Wondering about the implications of such a shocking discovery, the pair began to work with two women who had been diagnosed with breast cancer. Both women were instructed to sing the scale for 3.5 hours per day for one month. At the end of this period, one woman’s tumor had become undetectable, while the other’s had simply “dried up.”
Since then, further studies have been conducted on the effects of vibration on cancer cells, including one early in 2020, which suggested that ultrasound can destroy cancer cells while leaving other cells intact. These types of results have scientists thinking big.
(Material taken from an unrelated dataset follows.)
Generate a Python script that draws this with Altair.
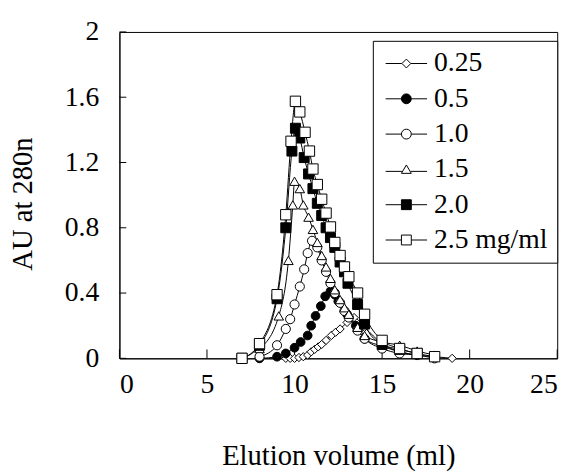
import altair as alt
import pandas as pd

series_labels = ["0.25", "0.5", "1.0", "1.5", "2.0", "2.5 mg/ml"]

x_025 = [9.5, 9.75, 10.0, 10.25, 10.5, 10.75, 10.95, 11.15, 11.35, 11.55, 11.8, 12.1, 12.35, 12.6, 13.0, 13.4, 14.0, 15.0, 16.0, 17.0, 18.0, 19.0]
y_025 = [0.0, 0.0, 0.0, 0.005, 0.01, 0.02, 0.04, 0.055, 0.07, 0.085, 0.11, 0.14, 0.16, 0.18, 0.22, 0.25, 0.19, 0.09, 0.04, 0.02, 0.01, 0.0]

x_05 = [8.0, 9.0, 9.5, 10.0, 10.35, 10.75, 10.95, 11.2, 11.5, 11.75, 12.05, 12.3, 12.5, 13.0, 13.5, 14.0, 15.0, 16.0, 17.0]
y_05 = [0.0, 0.01, 0.03, 0.065, 0.10, 0.14, 0.20, 0.26, 0.32, 0.38, 0.41, 0.39, 0.35, 0.27, 0.20, 0.12, 0.075, 0.04, 0.02]

x_10 = [8.0, 9.0, 9.5, 9.75, 10.0, 10.3, 10.55, 10.75, 11.0, 11.3, 11.55, 11.8, 12.05, 12.3, 12.6, 12.85, 13.1, 13.6, 14.0, 15.0, 16.0, 17.0, 18.0]
y_10 = [0.01, 0.08, 0.18, 0.24, 0.33, 0.44, 0.545, 0.645, 0.72, 0.68, 0.60, 0.53, 0.46, 0.40, 0.34, 0.29, 0.25, 0.17, 0.12, 0.06, 0.03, 0.02, 0.0]

x_15 = [8.0, 9.1, 9.65, 9.9, 10.0, 10.3, 10.5, 10.8, 11.05, 11.3, 11.55, 11.8, 12.05, 12.3, 12.6, 12.85, 13.1, 13.6, 14.0, 15.0, 16.0, 17.0, 18.0]
y_15 = [0.06, 0.26, 0.60, 0.94, 1.085, 1.04, 0.94, 0.865, 0.79, 0.71, 0.63, 0.56, 0.49, 0.42, 0.36, 0.31, 0.27, 0.19, 0.14, 0.10, 0.08, 0.045, 0.02]

x_20 = [7.0, 8.0, 9.0, 9.5, 9.85, 10.05, 10.3, 10.55, 10.8, 11.05, 11.3, 11.55, 11.8, 12.05, 12.3, 12.6, 12.85, 13.05, 13.6, 14.0, 15.0, 16.0, 17.0]
y_20 = [0.0, 0.08, 0.365, 0.80, 1.27, 1.41, 1.35, 1.23, 1.13, 1.04, 0.95, 0.875, 0.80, 0.74, 0.68, 0.59, 0.53, 0.46, 0.33, 0.21, 0.085, 0.055, 0.03]

x_25 = [7.0, 8.0, 9.0, 9.5, 9.8, 10.05, 10.3, 10.6, 10.85, 11.05, 11.3, 11.55, 11.8, 12.05, 12.3, 12.6, 12.85, 13.1, 13.6, 14.0, 15.0, 16.0, 17.0, 18.0]
y_25 = [0.0, 0.09, 0.39, 0.88, 1.33, 1.575, 1.51, 1.385, 1.27, 1.16, 1.065, 0.975, 0.89, 0.805, 0.71, 0.63, 0.56, 0.50, 0.40, 0.27, 0.11, 0.06, 0.03, 0.01]

x_ticks = [0, 5, 10, 15, 20, 25]
y_ticks = [0, 0.4, 0.8, 1.2, 1.6, 2]

point_shapes = ["diamond", "circle", "circle", "triangle-up", "square", "square"]
point_fills = ["white", "black", "white", "white", "black", "white"]
point_sizes = [70, 110, 115, 110, 121, 130]
legend_strokes = ["black"] * 6

legend_paths = [
    "M-1,0H0.65M1.55,0H3.2M1.1,-0.45L1.55,0L1.1,0.45L0.65,0Z",
    "M-1,0H0.6M1.6,0H3.2M0.6,0A0.5,0.5 0 1,0 1.6,0A0.5,0.5 0 1,0 0.6,0Z",
    "M-1,0H0.6M1.6,0H3.2M0.6,0A0.5,0.5 0 1,0 1.6,0A0.5,0.5 0 1,0 0.6,0Z",
    "M-1,0.2H0.65M1.55,0.2H3.2M1.1,-0.45L1.6,0.4L0.6,0.4Z",
    "M-1,0H0.6M1.6,0H3.2M0.6,-0.5H1.6V0.5H0.6Z",
    "M-1,0H0.6M1.6,0H3.2M0.6,-0.5H1.6V0.5H0.6Z",
]

rows = []
for lab, xs, ys in zip(series_labels,
                       [x_025, x_05, x_10, x_15, x_20, x_25],
                       [y_025, y_05, y_10, y_15, y_20, y_25]):
    for xv, yv in zip(xs, ys):
        rows.append({"series": lab, "vol": xv, "au": yv})
df = pd.DataFrame(rows)

FONT = "Liberation Serif"
LBL = 28
TTL = 29

x_enc = alt.X("vol:Q", scale=alt.Scale(domain=[0, 25], nice=False),
              axis=alt.Axis(values=x_ticks, title="Elution volume (ml)", grid=False,
                            ticks=False, tickSize=0, labelPadding=13, titlePadding=44,
                            labelFont=FONT, labelFontSize=LBL, titleFont=FONT, titleFontSize=TTL))
y_enc = alt.Y("au:Q", scale=alt.Scale(domain=[0, 2], nice=False),
              axis=alt.Axis(values=y_ticks, title="AU at 280n", grid=False, format="~g",
                            ticks=False, tickSize=0, labelPadding=21, titlePadding=27,
                            titleY=174,
                            labelFont=FONT, labelFontSize=LBL, titleFont=FONT, titleFontSize=TTL))

base = alt.Chart(df)

lines = base.mark_line(color="black", strokeWidth=1, interpolate="monotone").encode(
    x=x_enc, y=y_enc, detail="series:N", order="vol:Q")

points = base.mark_point(filled=True, stroke="black", strokeWidth=1, opacity=1).encode(
    x="vol:Q", y="au:Q",
    shape=alt.Shape("series:N", scale=alt.Scale(domain=series_labels, range=point_shapes), legend=None),
    fill=alt.Fill("series:N", scale=alt.Scale(domain=series_labels, range=point_fills), legend=None),
    size=alt.Size("series:N", scale=alt.Scale(domain=series_labels, range=point_sizes), legend=None),
)

leg_df = pd.DataFrame({"leg": series_labels})
legend_spec = alt.Legend(title=None, orient="none", legendX=257, legendY=9,
                         strokeColor="black", fillColor="white", padding=9,
                         labelFont=FONT, labelFontSize=LBL, labelColor="black",
                         symbolSize=400, labelOffset=25, rowPadding=7.8,
                         symbolStrokeColor="black", symbolStrokeWidth=1, labelLimit=0,
                         symbolOpacity=1)
legend_layer = alt.Chart(leg_df).mark_point(filled=True, strokeWidth=1, opacity=1).encode(
    x=alt.value(0), y=alt.value(0),
    shape=alt.Shape("leg:N", scale=alt.Scale(domain=series_labels, range=legend_paths), legend=legend_spec),
    fill=alt.Fill("leg:N", scale=alt.Scale(domain=series_labels, range=point_fills), legend=legend_spec),
    stroke=alt.Stroke("leg:N", scale=alt.Scale(domain=series_labels, range=legend_strokes), legend=legend_spec),
).transform_filter("false")

xt_df = pd.DataFrame({"xt": x_ticks})
x_tick_marks = alt.Chart(xt_df).mark_rule(color="black", strokeWidth=1).encode(
    x=alt.X("xt:Q"), y=alt.value(331), y2=alt.value(322))

yt_df = pd.DataFrame({"yt": y_ticks})
y_tick_marks = alt.Chart(yt_df).mark_rule(color="black", strokeWidth=1).encode(
    y=alt.Y("yt:Q"), x=alt.value(0), x2=alt.value(7))

chart = alt.layer(lines, x_tick_marks, y_tick_marks, points, legend_layer).resolve_scale(
    shape="independent", fill="independent", size="independent", stroke="independent"
).properties(
    width=444, height=331,
    padding={"left": 113, "top": 21, "right": 16, "bottom": 113},
    autosize="none",
).configure_view(stroke="black", strokeWidth=1).configure_axis(
    labelFont=FONT, labelFontSize=LBL, labelColor="black",
    titleFont=FONT, titleFontSize=TTL, titleFontWeight="normal", titleColor="black",
    domainColor="black", domainWidth=1,
)

chart.save("out.html", embed_options={"renderer": "svg", "actions": False})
As Anthony Holland, a musical scientist recently said during a TEDx talk:
“I now believe that the future cancer treatment rooms for children will be a very different place. It will be a pleasant place where children gather and make new friends. They probably won’t even know they’re sick. They’ll draw pictures, color in their books, play with their toys, all the while unaware that above them beautiful blue-pinking plasma lights are emanating healing, pulsing electric fields, shattering their cancer painlessly and non-toxically one cell at a time.”
Vibrational Medicine can Cure Cancer
“Cure cancer” has become something of a cultural euphemism in modern times – this product can do everything but cure cancer, an advertiser might say, while a proud parent might proclaim my child is going to grow up and cure cancer. Is it possible that moving beyond euphemism, vibrational medicine might actually be able to do this?
Incredibly, its effects on cancer cells are only the start of the powers of vibrational medicine, which science is now recording.
Studies have shown that the practice of sound bathing, that is, exposure to vibrational medicine, directly reduces anxiety and depression. According to one study, “Sixty-two women and men with an average age of 50 reported significantly less tension, anger, fatigue, and depressed mood after sound sessions.”
A study in the Journal of Athletic Training described how vibration therapy can help muscle soreness after exercise, while other studies have shown vibrational medicine to help with arthritis, menstrual pain, post-operative pain, and chronic pain.
Vibrational therapy has been used by the Russian space program since the 1960s, and is used by NASA today, to increase the bone density of astronauts, something which is now being applied to patients with osteoporosis and spinal cord injuries. Elsewhere, a study published in the Journal of Diabetes Science and Technology showed vibration therapy to improve blood flow and help with the neurovascular complications of diabetes.
But it goes even further.
A recent study reported in Neurorehabilitation Journal suggested that vibration therapy can decrease muscle tremors and rigidity in people with Parkinson’s disease, while a 2014 study published in the Egyptian Journal of Medical Human Genetics found that vibration therapy can help children with cerebral palsy increase muscle strength and decrease spasticity. Additionally, research has shown that vibration therapy can help Alzheimer’s patients with thinking and memory.
Take a step back.
What is being described here is some sort of miracle drug, a treatment for everything from pain and injury, to mental health, to serious illnesses, even those, like cancer and Alzheimer’s, thus far deemed incurable by mainstream medicine.
Vibrational medicine, its secrets based on the foundational principles of biology and quantum physics, known to the ancients and rediscovered by Tesla, must surely have the power to change the way medicine is practiced, and the way human health is approached.